Bariis iskukaris (sometimes called bariis isku dhexkaris) is the common name Somalis give to rice cooked with spices and the addition of meat or chicken. In this recipe I have used vegetables instead.
This recipe serves four people. I like to serve bariis isku karis with cadriyaad and a simple salad of sliced tomatoes, onion and chopped chilli. This dish also goes well with Zab roast lamb or roast goat.
NB: You can substitute the vegetables with one small chicken or half a kilogram of diced beef or lamb. Ensure you brown the meat first before adding the tomatoes.
Bariis Iskukaris (Somali Rice with Spices)
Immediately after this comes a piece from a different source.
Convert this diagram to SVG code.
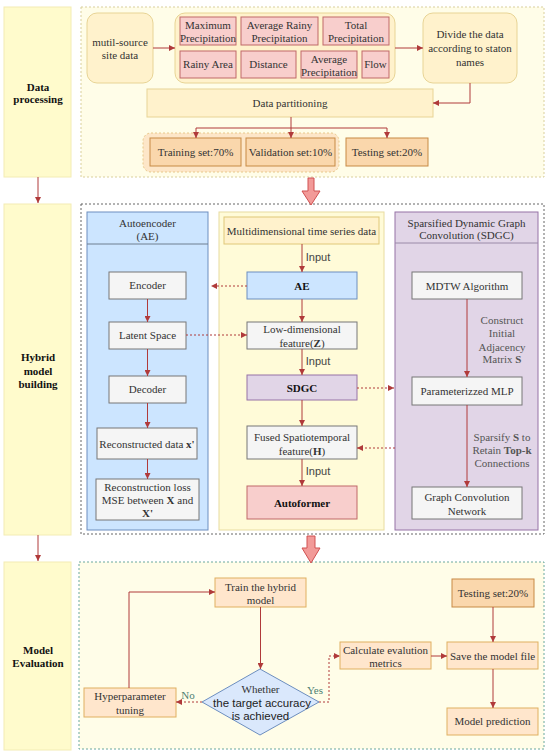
<svg xmlns="http://www.w3.org/2000/svg" width="550" height="756" viewBox="0 0 550 756">
<defs>
<marker id="ah" viewBox="0 0 6 6" refX="6" refY="3" markerWidth="6" markerHeight="6" markerUnits="userSpaceOnUse" orient="auto"><path d="M0,0 L6,3 L0,6 z" fill="#b03a3a"/></marker>
<style>
text{font-family:"Liberation Serif","Times New Roman",serif;font-size:11px;fill:#333;text-anchor:middle}
.b{font-weight:bold;fill:#111}
.sans{font-family:"Liberation Sans",Arial,sans-serif;fill:#444}
.os{font-family:"Liberation Sans",Arial,sans-serif;fill:#222;font-size:11.5px}
.lab{fill:#555}
.gl{fill:#4e7f73}
.col{fill:#fffbcc;stroke:#f3ecb4;stroke-width:1}
.cy{fill:#fff2cc;stroke:#e8d495;stroke-width:1}
.pk{fill:#f8cecc;stroke:#c06868;stroke-width:1}
.or{fill:#fad7ac;stroke:#c78a45;stroke-width:1}
.lo{fill:#ffe6cc;stroke:#e0b060;stroke-width:1}
.gy{fill:#f5f5f5;stroke:#777;stroke-width:1}
.bl{fill:#cce5ff;stroke:#6c8ebf;stroke-width:1}
.pu{fill:#e1d5e7;stroke:#9673a6;stroke-width:1}
.c{fill:none;stroke:#b03a3a;stroke-width:1;marker-end:url(#ah)}
.d{stroke-dasharray:2,2}
.big{fill:#f29a98;stroke:#d05050;stroke-width:1}
</style>
</defs>

<!-- Section columns -->
<g id="col-data-processing"><rect class="col" x="4" y="7" width="67" height="170"/><text class="b" x="38" y="91">Data</text><text class="b" x="38" y="103">processing</text></g>
<g id="col-hybrid"><rect class="col" x="4" y="204" width="67" height="331"/><text class="b" x="38" y="361">Hybrid</text><text class="b" x="38" y="374.5">model</text><text class="b" x="38" y="388">building</text></g>
<g id="col-eval"><rect class="col" x="4" y="562" width="67" height="188"/><text class="b" x="38" y="654">Model</text><text class="b" x="38" y="667">Evaluation</text></g>

<!-- Containers -->
<g id="container-top"><rect x="81" y="7" width="463" height="170" fill="#fffde8" stroke="#d9cf9c" stroke-dasharray="2,2"/></g>
<g id="container-mid"><rect x="81" y="204" width="463" height="330" fill="#ffffff" stroke="#666" stroke-dasharray="2,2"/></g>
<g id="container-bot"><rect x="79" y="562" width="465" height="187" fill="#fffde8" stroke="#6aa89e" stroke-dasharray="2,2"/></g>

<!-- Top section -->
<g id="mutil-source"><rect class="cy" x="87" y="13" width="66" height="70" rx="10"/><text x="120" y="46">mutil-source</text><text x="120" y="59">site data</text></g>
<g id="features"><rect class="cy" x="175" y="13" width="220" height="70" rx="10"/></g>
<g id="max-precip"><rect class="pk" x="180" y="17" width="56" height="28"/><text x="208" y="29">Maximum</text><text x="208" y="42">Precipitation</text></g>
<g id="avg-rainy-precip"><rect class="pk" x="241" y="17" width="77" height="28"/><text x="279.5" y="29">Average Rainy</text><text x="279.5" y="42">Precipitation</text></g>
<g id="total-precip"><rect class="pk" x="323" y="17" width="66" height="28"/><text x="356" y="29">Total</text><text x="356" y="42">Precipitation</text></g>
<g id="rainy-area"><rect class="pk" x="180" y="51" width="56" height="27"/><text x="208" y="68">Rainy Area</text></g>
<g id="distance"><rect class="pk" x="241" y="51" width="55" height="27"/><text x="268.5" y="68">Distance</text></g>
<g id="avg-precip"><rect class="pk" x="301" y="51" width="56" height="27"/><text x="329" y="62.5">Average</text><text x="329" y="75.5">Precipitation</text></g>
<g id="flow"><rect class="pk" x="362" y="51" width="27" height="27"/><text x="375.5" y="68">Flow</text></g>
<g id="divide"><rect class="cy" x="423" y="13" width="94" height="70" rx="10"/><text x="470" y="38">Divide the data</text><text x="470" y="51.5">according to staton</text><text x="470" y="65.5">names</text></g>
<g id="data-partitioning"><rect class="cy" x="147" y="89" width="286" height="28"/><text x="290" y="107">Data partitioning</text></g>
<g id="train-val-group"><rect x="143" y="133" width="196" height="39" rx="8" fill="#fde6c8" stroke="#e8c88a" stroke-dasharray="2,2"/></g>
<g id="training"><rect class="or" x="150" y="138" width="91" height="28"/><text x="195.5" y="156">Training set:70%</text></g>
<g id="validation"><rect class="or" x="246" y="138" width="89" height="28"/><text x="290.5" y="156">Validation set:10%</text></g>
<g id="testing"><rect class="or" x="346" y="138" width="82" height="28"/><text x="387" y="156">Testing set:20%</text></g>

<!-- Middle section -->
<g id="ae-panel"><rect class="bl" x="87" y="212" width="121" height="318" stroke="#6f7f90"/><line x1="87" y1="244" x2="208" y2="244" stroke="#6f7f90"/><text x="147.5" y="227">Autoencoder</text><text x="147.5" y="240">(AE)</text></g>
<g id="encoder"><rect class="gy" x="109" y="272" width="77" height="27"/><text x="147.5" y="289">Encoder</text></g>
<g id="latent"><rect class="gy" x="109" y="322" width="77" height="27"/><text x="147.5" y="339">Latent Space</text></g>
<g id="decoder"><rect class="gy" x="109" y="376" width="77" height="27"/><text x="147.5" y="393">Decoder</text></g>
<g id="recon-data"><rect class="gy" x="97" y="428" width="100" height="31"/><text x="147" y="447.5">Reconstructed data <tspan font-weight="bold">x'</tspan></text></g>
<g id="recon-loss"><rect class="gy" x="96" y="479" width="103" height="41"/><text x="147.5" y="491">Reconstruction loss</text><text x="147.5" y="504">MSE between <tspan font-weight="bold">X</tspan> and</text><text x="147.5" y="517"><tspan font-weight="bold">X'</tspan></text></g>

<g id="center-panel"><rect x="219" y="212" width="165" height="318" fill="#fffbd8" stroke="#e8dca0"/></g>
<g id="mts"><rect x="224" y="217" width="155" height="27" fill="#fff2cc" stroke="#e0c878"/><text x="301.5" y="234.5">Multidimensional time series data</text></g>
<g id="ae"><rect class="bl" x="247" y="272" width="110" height="27"/><text class="b" x="302" y="289.5">AE</text></g>
<g id="low-dim"><rect class="gy" x="247" y="322" width="110" height="27"/><text x="302" y="333">Low-dimensional</text><text x="302" y="346.5">feature(<tspan font-weight="bold">Z</tspan>)</text></g>
<g id="sdgc"><rect class="pu" x="247" y="375" width="110" height="25"/><text class="b" x="302" y="391.5">SDGC</text></g>
<g id="fused"><rect class="gy" x="247" y="426" width="110" height="33"/><text x="302" y="441">Fused Spatiotemporal</text><text x="302" y="454.5">feature(<tspan font-weight="bold">H</tspan>)</text></g>
<g id="autoformer"><rect class="pk" x="247" y="486" width="110" height="33"/><text class="b" x="302" y="506.5">Autoformer</text></g>

<g id="sdgc-panel"><rect class="pu" x="395" y="212" width="143" height="318" stroke="#9a8aa8"/><line x1="395" y1="243" x2="538" y2="243" stroke="#9a8aa8"/><text x="466.5" y="227">Sparsified Dynamic Graph</text><text x="466.5" y="239">Convolution (SDGC)</text></g>
<g id="mdtw"><rect class="gy" x="412" y="272" width="110" height="27"/><text x="467" y="289.5">MDTW Algorithm</text></g>
<g id="mlp"><rect class="gy" x="412" y="377" width="110" height="28"/><text x="467" y="395">Parameterizzed MLP</text></g>
<g id="gcn"><rect class="gy" x="412" y="487" width="110" height="32"/><text x="467" y="501">Graph Convolution</text><text x="467" y="515">Network</text></g>

<!-- Bottom section -->
<g id="train-model"><rect class="lo" x="215" y="578" width="91" height="29"/><text x="260.5" y="590.5">Train the hybrid</text><text x="260.5" y="604">model</text></g>
<g id="decision"><polygon points="260,669 319,702 260,735 202,702" fill="#dae8fc" stroke="#6c8ebf"/><text x="260.5" y="692.5" font-size="10.5">Whether</text><text class="os" x="262" y="706.5">the target accuracy</text><text class="os" x="260.5" y="719.5">is achieved</text></g>
<g id="hyper"><rect class="lo" x="84" y="688" width="92" height="29"/><text x="130" y="700">Hyperparameter</text><text x="130" y="714">tuning</text></g>
<g id="calc"><rect class="lo" x="340" y="642" width="91" height="27"/><text x="385.5" y="654">Calculate evalution</text><text x="385.5" y="667">metrics</text></g>
<g id="save"><rect class="lo" x="447" y="642" width="91" height="27"/><text x="492.5" y="659.5">Save the model file</text></g>
<g id="testing2"><rect class="or" x="452" y="579" width="82" height="28"/><text x="493" y="597">Testing set:20%</text></g>
<g id="prediction"><rect class="lo" x="447" y="708" width="91" height="27"/><text x="492.5" y="725">Model prediction</text></g>

<!-- Connectors -->
<g id="connectors">
<path class="c" d="M38,177 V203"/>
<path class="c" d="M38,535 V561"/>
<polygon class="big" points="308,178 314,178 314,191 320,191 311,205 302,191 308,191"/>
<polygon class="big" points="307,536 315,536 315,548 320,548 311,563 302,548 307,548"/>

<path class="c" d="M153,48 H175"/>
<path class="c" d="M395,48 H423"/>
<path class="c" d="M470,83 V103 H433"/>
<path fill="none" stroke="#b03a3a" d="M291,117 V128 M196,128 H387"/>
<path class="c" d="M196,128 V138"/>
<path class="c" d="M291,128 V138"/>
<path class="c" d="M387,128 V138"/>

<path class="c" d="M147.5,299 V322"/>
<path class="c" d="M147.5,349 V376"/>
<path class="c" d="M147.5,403 V428"/>
<path class="c" d="M147.5,459 V479"/>

<path class="c" d="M302,244 V272"/>
<text class="sans" x="318" y="261">Input</text>
<path class="c d" d="M247,286 H211"/>
<path class="c" d="M302,299 V322"/>
<path class="c d" d="M186,335 H247"/>
<text class="sans" x="318" y="365">Input</text>
<path class="c" d="M302,349 V375"/>
<path class="c d" d="M357,388 H394"/>
<path class="c" d="M302,400 V426"/>
<path class="c d" d="M395,448 H357"/>
<text class="sans" x="318" y="475">Input</text>
<path class="c" d="M302,459 V486"/>

<path class="c" d="M467,299 V377"/>
<text class="lab" x="502" y="324">Construct</text>
<text class="lab" x="502" y="337">Initial</text>
<text class="lab" x="502" y="350.5">Adjacency</text>
<text class="lab" x="502" y="363">Matrix <tspan font-weight="bold">S</tspan></text>
<path class="c" d="M467,405 V487"/>
<text class="lab" x="502" y="441">Sparsify <tspan font-weight="bold">S</tspan> to</text>
<text class="lab" x="502" y="454">Retain <tspan font-weight="bold">Top-k</tspan></text>
<text class="lab" x="502" y="467">Connections</text>

<path class="c" d="M260.5,607 V669"/>
<path class="c d" d="M202,702 H176"/>
<text class="gl" x="188" y="699">No</text>
<path class="c" d="M129,688 V592 H215"/>
<path class="c d" d="M319,702 H329 V656 H340"/>
<text class="gl" x="315" y="694">Yes</text>
<path class="c" d="M431,656 H447"/>
<path class="c" d="M493,607 V642"/>
<path class="c" d="M493,669 V708"/>
</g>
</svg>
2 cups of basmati rice or any long grained rice
2 tomatoes diced (optional)
1 large chopped onion
I cinnamon stick
4 cardamom pods
1 teaspoon of cumin seeds
3 cloves of garlic or 1 teaspoon of minced garlic
4 tablespoons of olive oil or subag (ghee)
1 cup of chopped mixed vegetables such as carrot, peas and corn
2 ½ cups of water
Salt to taste
1. Wash the rice and soak in water
2. Fry the onion until it caramelises
3. Grind the dry spices and add with garlic, cook for a minute allowing the heat of the oil to release the aroma of the spices
4. Add the diced tomatoes, cook until it thickens
5. Add the vegetables and cook until half done
6. Drain the rice and add the water. Cover with the pan with aluminium foil. Ensure the pan is well sealed.
7. Simmer for about 15 minutes or until all the liquid has been absorbed.